Saturday 31 May 2014

Chicken Tikka


Chicken tikka- done in the slow cooker, full of indian spice, if you have tried my butter chicken recipe you will like this too!

You can use as a marinade for your chicken and bbq or roast or use as I have done as a curry. Why not make your taste buds dance
Thank you, come again!

I served this with millet. Millet is gluten free and is technically a seed. Millet is a good source of the minerals copper, phosphorus, manganese, and magnesium. Millet is thought to have originated in North Africa, specifically in Ethiopia, where it has been consumed since prehistoric times. There is even mention of millet in the Bible as an ingredient for unleavened bread.

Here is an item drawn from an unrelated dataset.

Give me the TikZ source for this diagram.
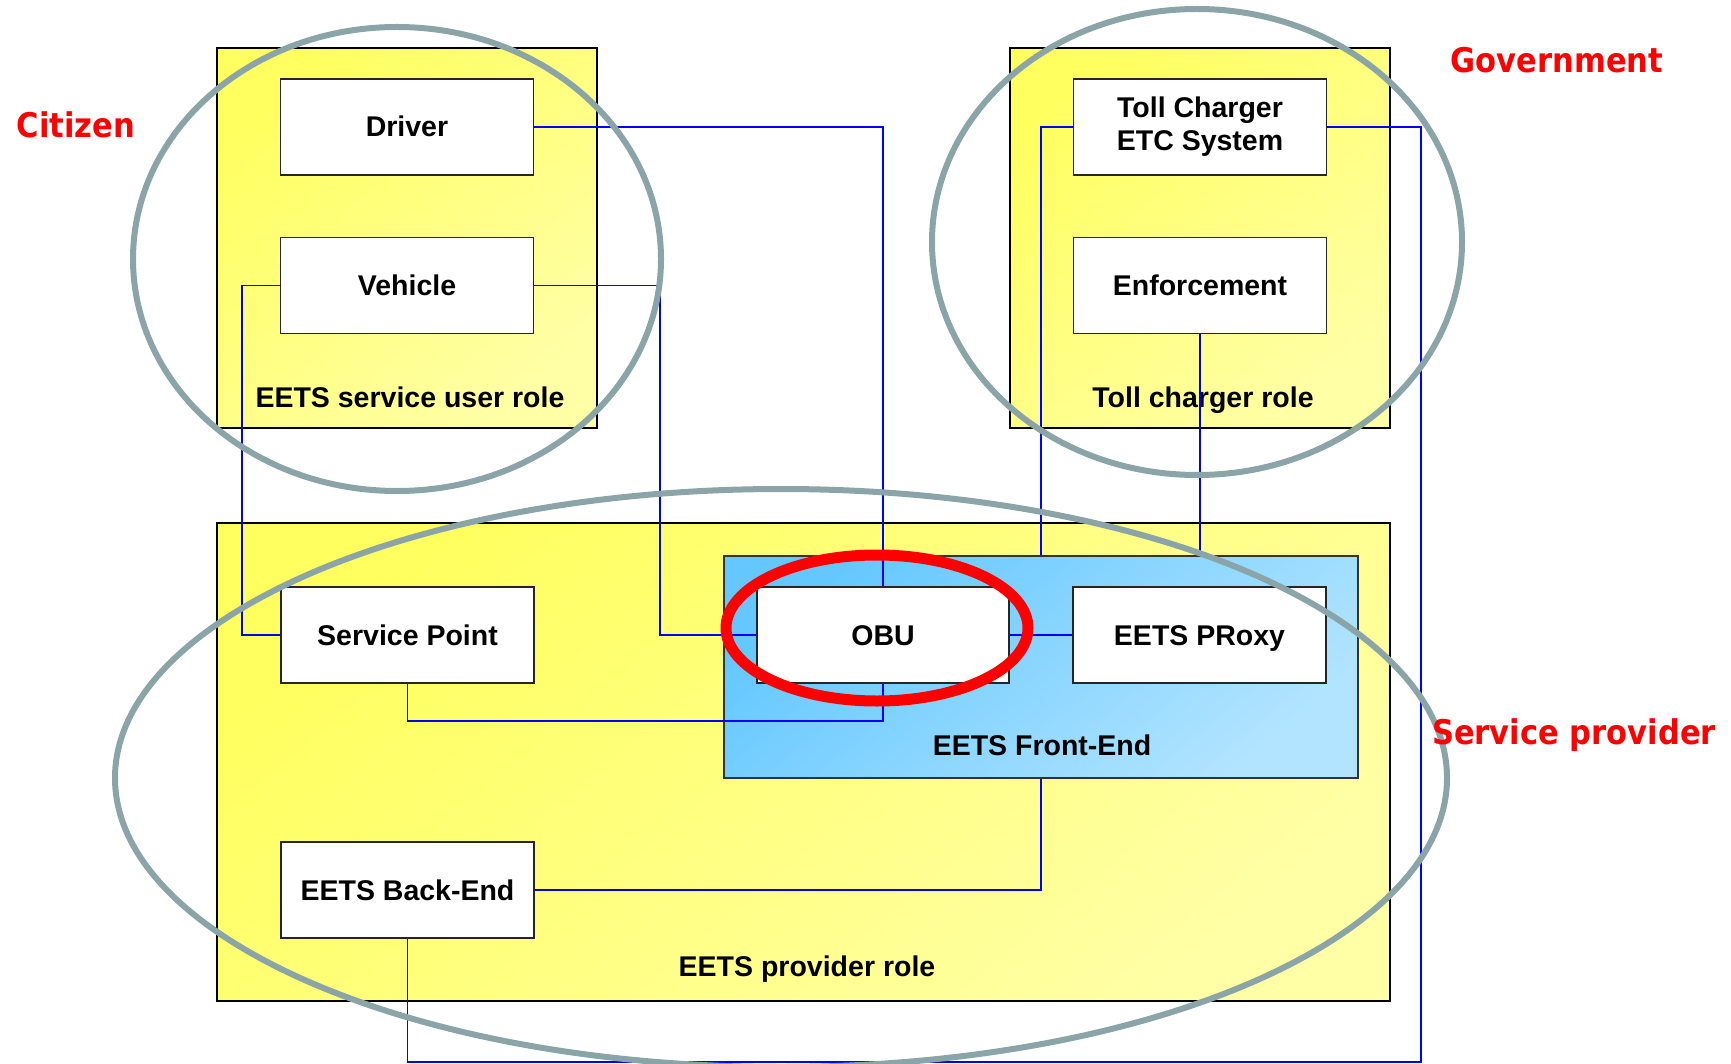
\documentclass[tikz,border=0pt]{standalone}
\usepackage{fontspec}
\setmainfont{Liberation Sans}
\newfontfamily\actorfont{DejaVu Sans Condensed}
\usepackage{tikz}
\definecolor{roleyellow}{RGB}{255,255,96}
\definecolor{roleyellowlight}{RGB}{255,255,165}
\definecolor{frontblue}{RGB}{100,200,255}
\definecolor{frontbluelight}{RGB}{178,228,255}
\definecolor{linkblue}{RGB}{0,0,255}
\definecolor{groupgrey}{RGB}{138,164,167}
\definecolor{actorred}{RGB}{255,0,0}

\pgfdeclarelayer{areas}
\pgfdeclarelayer{links}
\pgfsetlayers{areas,links,main}

\tikzset{
  rolebox/.style={draw=black, line width=1.2pt, top color=roleyellow, bottom color=roleyellowlight, shading angle=40, inner sep=0pt},
  frontbox/.style={draw=black!80, line width=1.2pt, top color=frontblue, bottom color=frontbluelight, shading angle=40, inner sep=0pt},
  entitybase/.style={draw=black!85, line width=1.5pt, fill=white, minimum width=253pt, minimum height=96pt,
    font=\fontsize{28.5}{33}\selectfont\bfseries},
  entity/.style={entitybase, text height=21pt, text depth=1pt},
  rolelabel/.style={font=\fontsize{28.5}{33}\selectfont\bfseries, text height=21pt, text depth=1pt},
  link/.style={draw=linkblue, line width=1.6pt},
  group/.style={draw=groupgrey, line width=6pt},
  actor/.style={text=actorred, font=\actorfont\bfseries\fontsize{34}{40}\selectfont}
}

\begin{document}
\begin{tikzpicture}[x=1pt, y=-1pt]
  \useasboundingbox (0,0) rectangle (1731,1064);

  % role areas
  \begin{pgfonlayer}{areas}
    \node[rolebox, minimum width=380pt, minimum height=380pt] (userrole) at (407,238) {};
    \node[rolebox, minimum width=380pt, minimum height=380pt] (tollrole) at (1200,238) {};
    \node[rolebox, minimum width=1173pt, minimum height=478pt] (providerrole) at (803.5,762) {};
    \node[frontbox, minimum width=634pt, minimum height=222pt] (frontend) at (1041,667) {};

    \node[rolelabel] (userlabel) at (410,397) {EETS service user role};
    \node[rolelabel] (tolllabel) at (1203,397) {Toll charger role};
    \node[rolelabel] (providerlabel) at (807,966) {EETS provider role};
    \node[rolelabel] (frontlabel) at (1042,745) {EETS Front-End};
  \end{pgfonlayer}

  % entities
  \node[entity] (driver) at (407,127) {Driver};
  \node[entity] (vehicle) at (407,285.5) {Vehicle};
  \node[entitybase, align=center] (tollcharger) at (1200,127) {Toll Charger\\ETC System};
  \node[entity] (enforcement) at (1200,285.5) {Enforcement};
  \node[entity] (servicepoint) at (407.5,635) {Service Point};
  \node[entity, minimum width=252pt] (obu) at (883,635) {OBU};
  \node[entity] (proxy) at (1199.5,635) {EETS PRoxy};
  \node[entity] (backend) at (407.5,890) {EETS Back-End};

  \coordinate (lowright) at (1421,1062);

  % connections
  \begin{pgfonlayer}{links}
    \draw[link] (driver.east) -| (obu.north);
    \draw[link] (vehicle.west) -- ++(-38,0) |- (servicepoint.west);
    \draw[link] (vehicle.east) -| ([xshift=-96pt]obu.west) -- (obu.west);
    \draw[link] (servicepoint.south) -- ++(0,37) -| (obu.south);
    \draw[link] (obu.east) -- (proxy.west);
    \draw[link] (tollcharger.west) -| (frontend.north);
    \draw[link] (enforcement.south) -- (enforcement.south |- frontend.north);
    \draw[link] (tollcharger.east) -| (lowright) -| (backend.south);
    \draw[link] (backend.east) -| (frontend.south);
  \end{pgfonlayer}

  % stakeholder groups
  \draw[group] (397,259) ellipse [x radius=264pt, y radius=232pt];
  \draw[group] (1197,242) ellipse [x radius=265pt, y radius=233pt];
  \draw[group] (781,778) ellipse [x radius=666pt, y radius=289pt];
  \draw[draw=actorred, line width=11pt] (877,628) ellipse [x radius=151pt, y radius=73pt];

  \node[actor] (citizen) at (76,125) {Citizen};
  \node[actor] (government) at (1557,60) {Government};
  \node[actor] (serviceprovider) at (1574,735) {Service provider};
\end{tikzpicture}
\end{document}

Millet is still an extremely important food staple in many Africa countries.




Tikka masala paste

Ingredients

2 cloves of garlic

Thumb-sized piece of fresh root ginger

1 tablespoon smoked paprika

2 teaspoons garam masala

½ teaspoon sea salt

2 tablespoons coconut oil

2 tablespoons tomato purée

Small bunch of fresh coriander

1 tablespoon desiccated coconut

2 tablespoons ground almonds

Optional 1-2 red chillies

Spices for toasting: These are dry fried in a small pan for about a minute until fragrant

1 teaspoon cumin seeds / 1 teaspoon coriander seeds

Method

Blitz up until a smooth paste forms.


This can be used as a marinade enough for about 1 kg of meat such as chicken. I have used this as a curry and added 600g chicken thigh, 1 diced onion, 700ml of tomato passata and added a chunky dice of 1 large eggplant and 2 parsnips. You can use any veg you want such as sweet potato, zucchini, capsicum etc…put in your slow cooker for the day. I did have cream to use so I added that too, but you dont have to!